To be fair, I do not believe anyone is demanding "perfect".

Here is how I see it:

People are insisting on tools which could be reasonably considered
state of the art— software has zero marginal cost, after all, and
there is little technical reason why everyone can't have access to the
most well developed tools.

People are insisting on tools which are on the pareto frontier:  that
to the extent a trade-off _must_ happen because of limits in
knowledge, development, or physical law that the solution not
compromise beyond that point.  E.g. if your security solution somehow
depends on a server that doesn't magically exclude the server logging
all communications if it could be avoided.

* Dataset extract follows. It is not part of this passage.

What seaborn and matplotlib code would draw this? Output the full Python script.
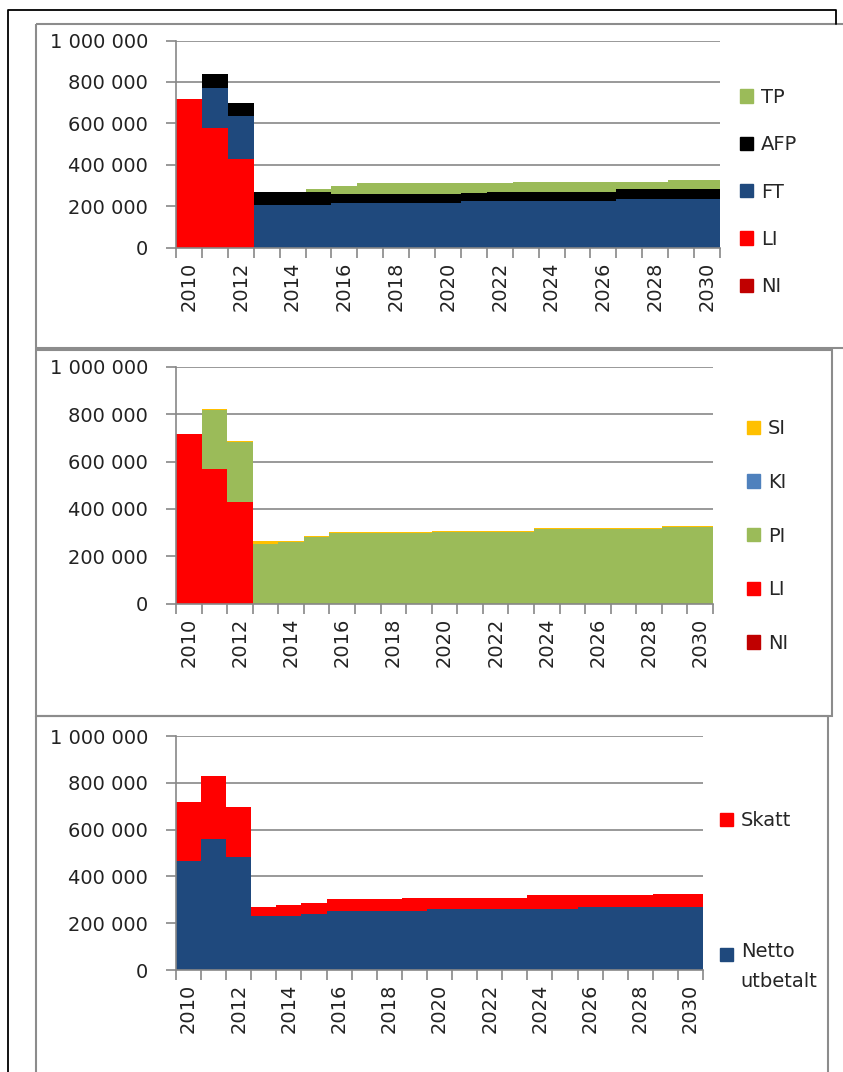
import numpy as np
import matplotlib
matplotlib.use("Agg")
import matplotlib.pyplot as plt
from matplotlib.patches import Rectangle, Patch
from matplotlib.lines import Line2D
from matplotlib.transforms import Affine2D
from matplotlib.ticker import FuncFormatter, FixedLocator
from matplotlib.legend_handler import HandlerPatch
import seaborn as sns

sns.set_style("white")
plt.rcParams['font.family'] = ['DejaVu Sans']

# ---- data ----
years = [str(y) for y in range(2010, 2031)]

# panel 1: pension sources
NI1 = [0] * 21
LI1 = [720000, 580000, 430000] + [0] * 18
FT1 = [0, 191000, 204000, 206000, 206000, 206000, 216000, 216000, 216000, 216000, 216000,
       226000, 226000, 226000, 226000, 226000, 226000, 234000, 234000, 234000, 234000]
AFP1 = [0, 66000, 63000, 65000, 65000, 65000, 45000, 45000, 45000, 45000, 45000,
        37000, 45000, 45000, 45000, 45000, 45000, 48000, 48000, 48000, 48000]
TP1 = [0, 0, 0, 0, 0, 11000, 39000, 49000, 49000, 49000, 49000,
       47000, 39000, 48000, 48000, 48000, 48000, 37000, 37000, 45000, 45000]

# panel 2: income types
NI2 = [0] * 21
LI2 = [715000, 568000, 430000] + [0] * 18
PI2 = [0, 250000, 252000, 252000, 259000, 282000, 297000, 297000, 297000, 297000, 304000,
       304000, 304000, 304000, 314000, 314000, 314000, 314000, 314000, 322000, 322000]
KI2 = [0] * 21
SI2 = [0, 6000, 6000, 14000, 7000, 5000, 4000, 4000, 4000, 4000, 4000,
       4000, 4000, 4000, 4000, 4000, 4000, 4000, 4000, 4000, 4000]

# panel 3: net vs tax
netto = [467000, 558000, 484000, 231000, 231000, 239000, 254000, 254000, 254000, 254000, 261000,
         261000, 261000, 261000, 261000, 261000, 270000, 270000, 270000, 270000, 270000]
skatt = [253000, 270000, 212000, 39000, 47000, 49000, 48000, 48000, 48000, 55000, 48000,
         48000, 48000, 48000, 58000, 58000, 49000, 49000, 49000, 56000, 56000]

RED = '#FF0000'
DRED = '#C00000'
NAVY = '#1F497D'
GREEN = '#9BBB59'
BLUE = '#4F81BD'
GOLD = '#FFC000'
GRID = '#878787'

W, H = 843, 1072
fig = plt.figure(figsize=(W / 100, H / 100), dpi=100, facecolor='white')
pix = Affine2D().scale(1 / W, -1 / H).translate(0, 1) + fig.transFigure


def add_ax(left, top, right, bottom):
    return fig.add_axes([left / W, 1 - bottom / H, (right - left) / W, (bottom - top) / H])


def stacked(ax, layers, colors):
    # draw cumulative totals from the top layer down so each one covers the next
    cum = np.cumsum(np.array(layers, dtype=float), axis=0)
    for i in reversed(range(len(layers))):
        sns.barplot(x=years, y=cum[i], order=years, color=colors[i], saturation=1,
                    width=1, linewidth=0, errorbar=None, ax=ax)
    ax.set_xlim(-0.5, 20.5)
    ax.set_ylim(0, 1000000)
    ax.set_xlabel('')
    ax.set_ylabel('')
    ax.set_facecolor('none')
    ax.set_axisbelow(True)
    ax.yaxis.grid(True, color=GRID, linewidth=1.2)
    ax.set_yticks(np.arange(0, 1000001, 200000))
    ax.yaxis.set_major_formatter(FuncFormatter(lambda v, p: f"{int(v):,}".replace(",", " ")))
    ax.set_xticks(range(0, 21, 2))
    ax.set_xticklabels(years[::2], rotation=90)
    ax.xaxis.set_minor_locator(FixedLocator(np.arange(-0.5, 21, 1)))
    ax.tick_params(axis='x', which='major', length=0, pad=10, labelsize=14, colors='#222222')
    ax.tick_params(axis='x', which='minor', length=7, width=1.2, color=GRID, bottom=True)
    ax.tick_params(axis='y', length=7, width=1.2, color=GRID, pad=13, labelsize=14,
                   labelcolor='#222222', left=True)
    for s in ['top', 'right']:
        ax.spines[s].set_visible(False)
    for s in ['left', 'bottom']:
        ax.spines[s].set_color(GRID)
        ax.spines[s].set_linewidth(1.2)


def legend(handles, x, y, spacing, **kw):
    return fig.legend(handles=handles, loc=kw.pop('loc', 'center left'), bbox_to_anchor=(x, y),
                      bbox_transform=pix, frameon=False, fontsize=14, handlelength=0.67,
                      handleheight=kw.pop('handleheight', 0.67), handletextpad=0.4,
                      labelspacing=spacing, borderpad=0, borderaxespad=0, **kw)


def top_square(legend, orig_handle, xdescent, ydescent, width, height, fontsize):
    # square sitting at the top of a tall handle box (first line of a two-line label)
    return Rectangle((-xdescent, height - ydescent - width), width, width)


# chart area frames
fig.add_artist(Line2D([8, 8, 836, 836], [1080, 10, 10, 24], transform=pix, color='black', lw=1.3))
fig.add_artist(Rectangle((36, 24), 820, 324, transform=pix, fill=False, edgecolor='#8C8C8C', lw=1.5))
fig.add_artist(Rectangle((36, 350), 796, 366, transform=pix, fill=False, edgecolor='#8C8C8C', lw=1.5))
fig.add_artist(Rectangle((36, 716), 792, 380, transform=pix, fill=False, edgecolor='#8C8C8C', lw=1.5))

ax1 = add_ax(176, 40.5, 720, 247.7)
stacked(ax1, [NI1, LI1, FT1, AFP1, TP1], [DRED, RED, NAVY, 'black', GREEN])
legend([Patch(color=GREEN, label='TP'), Patch(color='black', label='AFP'),
        Patch(color=NAVY, label='FT'), Patch(color=RED, label='LI'),
        Patch(color=DRED, label='NI')], 740, 192, 1.46)

ax2 = add_ax(176, 367, 713, 603.5)
stacked(ax2, [NI2, LI2, PI2, KI2, SI2], [DRED, RED, GREEN, BLUE, GOLD])
legend([Patch(color=GOLD, label='SI'), Patch(color=BLUE, label='KI'),
        Patch(color=GREEN, label='PI'), Patch(color=RED, label='LI'),
        Patch(color=DRED, label='NI')], 747, 536, 1.78)

ax3 = add_ax(176, 736, 703, 970)
stacked(ax3, [netto, skatt], [NAVY, RED])
legend([Patch(color=RED, label='Skatt')], 720, 821, 1)
netto_patch = Patch(color=NAVY, label='Netto\nutbetalt')
leg = legend([netto_patch], 720, 942, 1, loc='upper left', handleheight=2.8,
             handler_map={Patch: HandlerPatch(patch_func=top_square)})
for t in leg.get_texts():
    t.set_linespacing(1.75)

fig.savefig('out.png', dpi=100, facecolor='white')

People are insisting that tools which make certain impermissible
tradeoffs not be called security tools, even if they're the best
possible tool given their constraints.  (E.g. facebook chat is the
best tool available if you limit yourself to the set of chat tools
that facebook provides, but we'd still insist that no one call it a
security tool).

I think these are all reasonable things.  But reasonable people can
probably disagree on details like where the boundary of impermissible
tradeoff lands.

On Mon, Aug 6, 2012 at 9:40 PM, Jacob Appelbaum <ja...@appelbaum.net> wrote:
> Right and OTR is the counter example. Will Cryptocat be the middle
> ground, where it's perfectly easy to use cryptography but missing key
> items that make it safe?

Alas, if OTR had really solved this — there would be no cryptocat,
there would be no (unencrypted) freenode IRC,  we wouldn't be worried
about facebook because OTR overlay would be ubiquitous.

I think in _practice_ not only is secure chat not solved, it's
actively becoming less solved as time goes on and people migrate to
chat solutions where OTR works less well. Even many of my GNU/Linux
using contacts are now using Epiphany which OTR doesn't work with.

Does this mean that it's right to punt and go to some
no-more-secure-than-ssl hosted thing and call it the best realistic
solution?  No.  But, I think these trends should influence the sorts
of tradeoffs which are considered acceptable.